LOGDIR="/home/CCCCCC/.logs"
TIMESTAMP=$(date +%Y-%m-%d_%H%M)
MAILSUB="mylaptop backup report: ${TIMESTAMP}"
LOGFILE="${LOGDIR}/duply_${TIMESTAMP}.log"
# Duply 1.10+ requires ENV vars
export GS_ACCESS_KEY_ID='<my API user, the old TARGET_USER in duply>'
export GS_SECRET_ACCESS_KEY='<my secret key, the old TARGET_PASS in duply>'
echo "" >> ${LOGFILE}
duply mylaptop backup 1>>${LOGFILE} 2>&1
duply mylaptop status 1>>${LOGFILE} 2>&1
echo "" >> ${LOGFILE}
cat ${LOGFILE} | mail -s "${MAILSUB}" ${MAILTO}
find "${LOGDIR}" -type f -mtime +30 -delete
exit 0
Scheduled Backups
Insert the above script into your fcrontab using the %daily keyword; fcron will run any missed jobs on the next hour after the system is online when 0 is specified in the minutes field and * in the hours:
%daily,mail(no) 0 * /home/CCCCCC/bin/mylaptopduply.sh
See the fcrontab(5) man page for more information.
Manual Recovery
The encrypted backup files are uploaded in chunks of 25M by default (configurable in the conf file of duply backupset); these files can be downloaded using a web browser from GCS, decrypted and untarred manually in the worst case scenario. The GPG key is still required so be sure that your ~/.gnupg keychain is backed up in some fashion not inside your duply/duplicity backups. Assuming the GPG key used to encrypt is still available:
- Go to the GCS console in a web browser
- Click the Project, Storage, Cloud Storage, Storage Browser
- Click into the Bucket, find a file you think might have what you need
- Download the file to your local system
Once downloaded, decrypt it (you will be prompted for the GPG secret key password) and untar:
gpg -d duplicity-inc.20140802T010001Z.to.20140802T170542Z.vol1.difftar.gpg > recover.tar
tar -xf recover.tar
This process is really only for recovery in a disaster; as the files upstream are chunked tarballs it's a rather random process to know which backup-file might have the specific file you need. There are manifests and signatures upstream as well, so downloading those first and perusing might help.
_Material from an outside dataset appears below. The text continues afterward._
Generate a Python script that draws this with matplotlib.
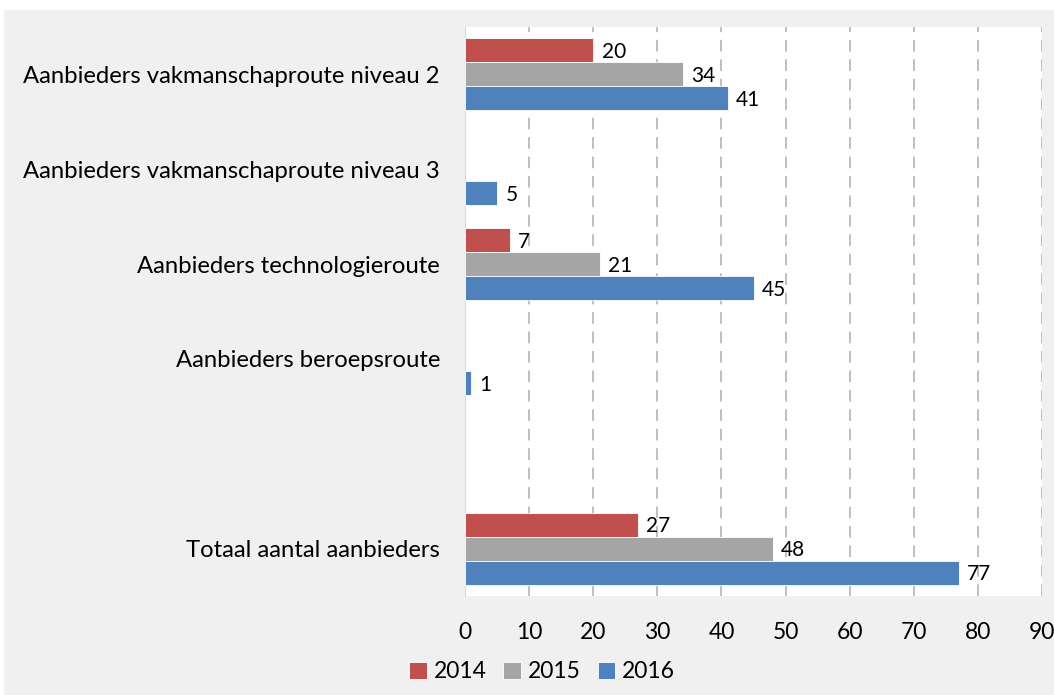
import numpy as np
import matplotlib
matplotlib.use("Agg")
import matplotlib.pyplot as plt
from matplotlib.patches import Rectangle

categories = ["Aanbieders vakmanschaproute niveau 2",
              "Aanbieders vakmanschaproute niveau 3",
              "Aanbieders technologieroute",
              "Aanbieders beroepsroute",
              "",
              "Totaal aantal aanbieders"]
years = ["2014", "2015", "2016"]
v2014 = [20, np.nan, 7, np.nan, np.nan, 27]
v2015 = [34, np.nan, 21, np.nan, np.nan, 48]
v2016 = [41, 5, 45, 1, np.nan, 77]
xticks = list(range(0, 91, 10))

colors = ["#c0504d", "#a5a5a5", "#4f81bd"]
plt.rcParams['font.family'] = ['Lato', 'DejaVu Sans']

fig = plt.figure(figsize=(10.54, 6.95), dpi=100, facecolor="white")
bg = Rectangle((4/1054, 0), 1, (695-10)/695, transform=fig.transFigure,
               facecolor="#f0f0f0", edgecolor="none", zorder=-10)
fig.add_artist(bg)
ax = fig.add_axes([465/1054, (695-596)/695, (1042-465)/1054, (596-27)/695])
ax.set_zorder(5)
ax.set_facecolor("white")

n = len(categories)
y = np.arange(n)
h = 0.253
series = [v2014, v2015, v2016]
for i, (vals, col, yr) in enumerate(zip(series, colors, years)):
    pos = y + (i - 1) * h
    ax.barh(pos, vals, height=h, color=col, label=yr, zorder=3,
            edgecolor="white", linewidth=0.6)
    for p, v in zip(pos, vals):
        if not np.isnan(v):
            ax.text(v + 1.3, p + 0.02, f"{int(v)}", va="center", ha="left",
                    fontsize=15, color="black", zorder=4)

ax.set_ylim(n - 0.5, -0.5)
ax.set_xlim(0, 90)
ax.set_xticks(xticks)
ax.set_xticklabels([str(t) for t in xticks], fontsize=16.5)
ax.set_yticks(y)
ax.set_yticklabels(categories, fontsize=17.2)
ax.tick_params(axis="x", length=0, pad=19)
ax.tick_params(axis="y", length=0, pad=18)
ax.set_axisbelow(True)
ax.xaxis.grid(True, linestyle=(0, (6, 4)), color="#bfbfbf", linewidth=1.4)
ax.yaxis.grid(False)
for s in ["top", "right", "bottom"]:
    ax.spines[s].set_visible(False)
ax.spines["left"].set_color("#d9d9d9")

leg = fig.legend(loc="center", bbox_to_anchor=(542/1054, 1 - 672/695), ncol=3,
                 frameon=False, fontsize=16.5, handlelength=0.75, handleheight=0.75,
                 handletextpad=0.3, columnspacing=0.75)

fig.savefig("out.png", dpi=100, facecolor=fig.get_facecolor())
gpg -d duplicity-inc.20140802T010001Z.to.20140802T170542Z.manifest.gpg > recover.manifest
less recover.manifest
It would definitely be quicker to download all the manifests first, decrypt them then just grep the files to find the target; then you can download the backup-file in question. If your gsutil is working it can be used instead of a browser:
mkdir ~/recover; cd ~/recover
../tools/gsutil/gsutil cp gs://mylaptop/*.manifest.gpg .
for ii in *.gpg; do gpg -d "${ii}" > "${ii%%.gpg}"; done;
grep "some filename" *.manifest
It would be easier to set up another Linux instance and use duply/duplicity to recover the data properly (and quicker), but the option here is available to do it all by hand.
Backend Portability
An extension of the Manual Recovery could be to copy all GCS files down to a local path using gsutil (or web browser), copy/upload them to a filesystem or different provider then reconfigure your duply config to use the new backend without losing your existing backups. This might even be used just to download a copy of everything and save onto a USB drive that is kept in a fireproof safe.
Given the duplicity gpg-tarball storage design, your solution is upstream provider independent - the backup files can be ported from one backend to another with a bit of scripting and elbow grease. This could also be leveraged to keep a backup on different providers at the same time or use different backends for short vs. long term storage.